A one-year-old boy shattered his back falling down a flight of stairs. He spent his childhood and youth in and out of hospital. Gavin Read, the former Bishop of Maidstone, interviewed him in church. The boy remarked, ‘God is fair.’ Gavin asked, ‘How old are you?’ ‘Seventeen,’ the boy replied. ‘How many years have you spent in hospital?’ The boy answered, ‘Thirteen years.’ Gavin asked, ‘Do you think that is fair?’ He replied, ‘*God has got all of eternity to make it up to me*.’
We live in a world of instant gratification that has almost entirely lost its eternal perspective. The New Testament is full of wonderful promises about the future: all creation will be restored. Jesus will return to establish ‘a new heaven and a new earth’ (Revelation 21:1). There will be no more crying, for there will be no more pain and suffering. Our frail, decaying mortal bodies will be changed for a body like that of Jesus’ glorious resurrected body.

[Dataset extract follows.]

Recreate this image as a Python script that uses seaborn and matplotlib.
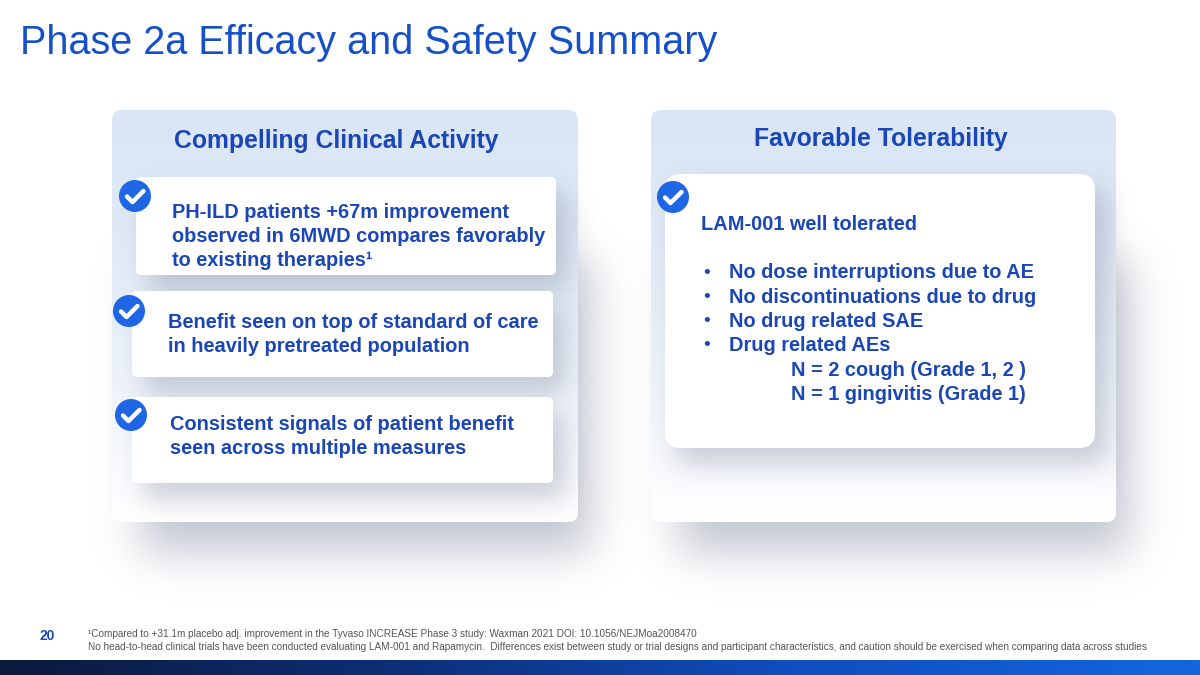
import numpy as np
import matplotlib
matplotlib.use("Agg")
import matplotlib.pyplot as plt
import seaborn as sns
from matplotlib.patches import FancyBboxPatch, Circle
from matplotlib.colors import LinearSegmentedColormap

sns.set_theme(style="white")
plt.rcParams['font.family'] = ['Liberation Sans', 'DejaVu Sans']

# slide text
title = "Phase 2a Efficacy and Safety Summary"
panel_titles = ["Compelling Clinical Activity", "Favorable Tolerability"]
left_items = [
    ["PH-ILD patients +67m improvement", "observed in 6MWD compares favorably", "to existing therapies\u00b9"],
    ["Benefit seen on top of standard of care", "in heavily pretreated population"],
    ["Consistent signals of patient benefit", "seen across multiple measures"],
]
right_head = "LAM-001 well tolerated"
right_bullets = [
    "No dose interruptions due to AE",
    "No discontinuations due to drug",
    "No drug related SAE",
    "Drug related AEs",
]
right_sub = ["N = 2 cough (Grade 1, 2 )", "N = 1 gingivitis (Grade 1)"]
page_no = "20"
footnotes = [
    "\u00b9Compared to +31.1m placebo adj. improvement in the Tyvaso INCREASE Phase 3 study: Waxman 2021 DOI: 10.1056/NEJMoa2008470",
    "No head-to-head clinical trials have been conducted evaluating LAM-001 and Rapamycin.  Differences exist between study or trial designs and participant characteristics, and caution should be exercised when comparing data across studies",
]

BLUE_T = "#1550c8"
BLUE_X = "#1a47b5"
CHECK = "#1f66e5"
FS = 14.4
LH = 23.8
W, H = 1200, 675

panels = [(112, 110, 578, 522), (651, 110, 1116, 522)]
cards = [(136, 177, 556, 275), (132, 291, 553, 377), (132, 397, 553, 483)]
right_card = (665, 174, 1095, 448)

fig = plt.figure(figsize=(12, 6.75), dpi=100)
ax = fig.add_axes([0, 0, 1, 1])
ax.axis("off")

grad = LinearSegmentedColormap.from_list("g", ["#d9e6f5", "#e1eaf6", "#eef3fa", "#ffffff"])


def rbox(x0, y0, x1, y1, r, fc="white", z=2):
    p = FancyBboxPatch((x0 + r, y0 + r), (x1 - x0) - 2 * r, (y1 - y0) - 2 * r,
                       boxstyle=f"round,pad={r}", fc=fc, ec="none", zorder=z)
    ax.add_patch(p)
    return p


def blurred(rects, sigma, dx, dy):
    m = np.zeros((H, W))
    for x0, y0, x1, y1 in rects:
        m[int(y0 + dy):int(y1 + dy), int(x0 + dx):int(x1 + dx)] = 1.0
    k = np.arange(-3 * sigma, 3 * sigma + 1)
    k = np.exp(-0.5 * (k / sigma) ** 2)
    k /= k.sum()
    m = np.apply_along_axis(lambda r: np.convolve(r, k, mode="same"), 1, m)
    m = np.apply_along_axis(lambda c: np.convolve(c, k, mode="same"), 0, m)
    return m


def shadow_image(mask, strength, z, rgb=(0.40, 0.45, 0.54)):
    img = np.zeros((H, W, 4))
    img[..., 0], img[..., 1], img[..., 2] = rgb
    img[..., 3] = np.clip(mask * strength, 0, 1)
    ax.imshow(img, extent=(0, W, H, 0), zorder=z, interpolation="bilinear")


def check(cx, cy):
    ax.add_patch(Circle((cx, cy), 16, fc=CHECK, ec="none", zorder=5))
    ax.plot([cx - 8, cx - 2.5, cx + 8.5], [cy + 0.5, cy + 6, cy - 5], color="white",
            lw=3.2, solid_capstyle="round", solid_joinstyle="round", zorder=6)


# soft shadows under the two panels
shadow_image(blurred([(x0 + 20, y0 + 120, x1 + 5, y1) for x0, y0, x1, y1 in panels], 22, 8, 30),
             0.40, 0.5)

# panels with vertical gradient
for x0, y0, x1, y1 in panels:
    p = rbox(x0, y0, x1, y1, 10, fc="white", z=1)
    im = ax.imshow(np.linspace(0, 1, 256).reshape(-1, 1), cmap=grad, aspect="auto",
                   extent=(x0, x1, y1, y0), zorder=1.1)
    im.set_clip_path(p)

# shadows under the white cards
shadow_image(blurred(cards + [right_card], 13, 12, 16), 0.32, 1.5)

# title
ax.text(20, 43, title, fontsize=28.5, color=BLUE_T, va="center", ha="left")
ax.text(336, 141, panel_titles[0], fontsize=17.8, fontweight="bold", color=BLUE_X, ha="center", va="center", zorder=7)
ax.text(881, 139, panel_titles[1], fontsize=17.8, fontweight="bold", color=BLUE_X, ha="center", va="center", zorder=7)

# left cards
checks = [(135, 196), (129, 311), (131, 415)]
text_pos = [(172, 213), (168, 323), (170, 425)]
for (x0, y0, x1, y1), (cx, cy), (tx, ty), lines in zip(cards, checks, text_pos, left_items):
    rbox(x0, y0, x1, y1, 5, fc="white", z=2)
    check(cx, cy)
    for j, s in enumerate(lines):
        ax.text(tx, ty + j * LH, s, fontsize=FS, fontweight="bold", color=BLUE_X,
                ha="left", va="center", zorder=7)

# right card
rbox(*right_card, 16, fc="white", z=2)
check(673, 197)
ax.text(701, 225, right_head, fontsize=FS, fontweight="bold", color=BLUE_X, va="center", zorder=7)
for i, s in enumerate(right_bullets):
    y = 273 + i * 24.3
    ax.text(703, y, "\u2022", fontsize=14, color=BLUE_X, va="center", zorder=7)
    ax.text(729, y, s, fontsize=FS, fontweight="bold", color=BLUE_X, va="center", zorder=7)
for i, s in enumerate(right_sub):
    ax.text(791, 370 + i * 24.3, s, fontsize=FS, fontweight="bold", color=BLUE_X, va="center", zorder=7)

# footer
ax.text(40, 636, page_no, fontsize=10, fontweight="bold", color=BLUE_X, va="center")
ax.text(88, 634, footnotes[0], fontsize=7.2, color="#555555", va="center")
ax.text(88, 647, footnotes[1], fontsize=7.2, color="#555555", va="center")

bar = LinearSegmentedColormap.from_list("b", ["#0b1a3c", "#0d2f78", "#0f4fc0", "#1466dd"])
ax.imshow(np.linspace(0, 1, 256).reshape(1, -1), cmap=bar, aspect="auto",
          extent=(0, W, H, 660), zorder=3)
ax.set_xlim(0, W)
ax.set_ylim(H, 0)

fig.savefig("out.png", dpi=100)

Suffering is not part of God’s original created order (see Genesis 1–2). *There was no suffering* in the world before rebellion against God. *There will be no suffering* when God creates a new heaven and a new earth (Revelation 21:3–4). Suffering is, therefore, *an alien intrusion* into God’s world. This, of course, is not a complete answer to the question ‘Why does God allow suffering?’ There is no simple or complete solution.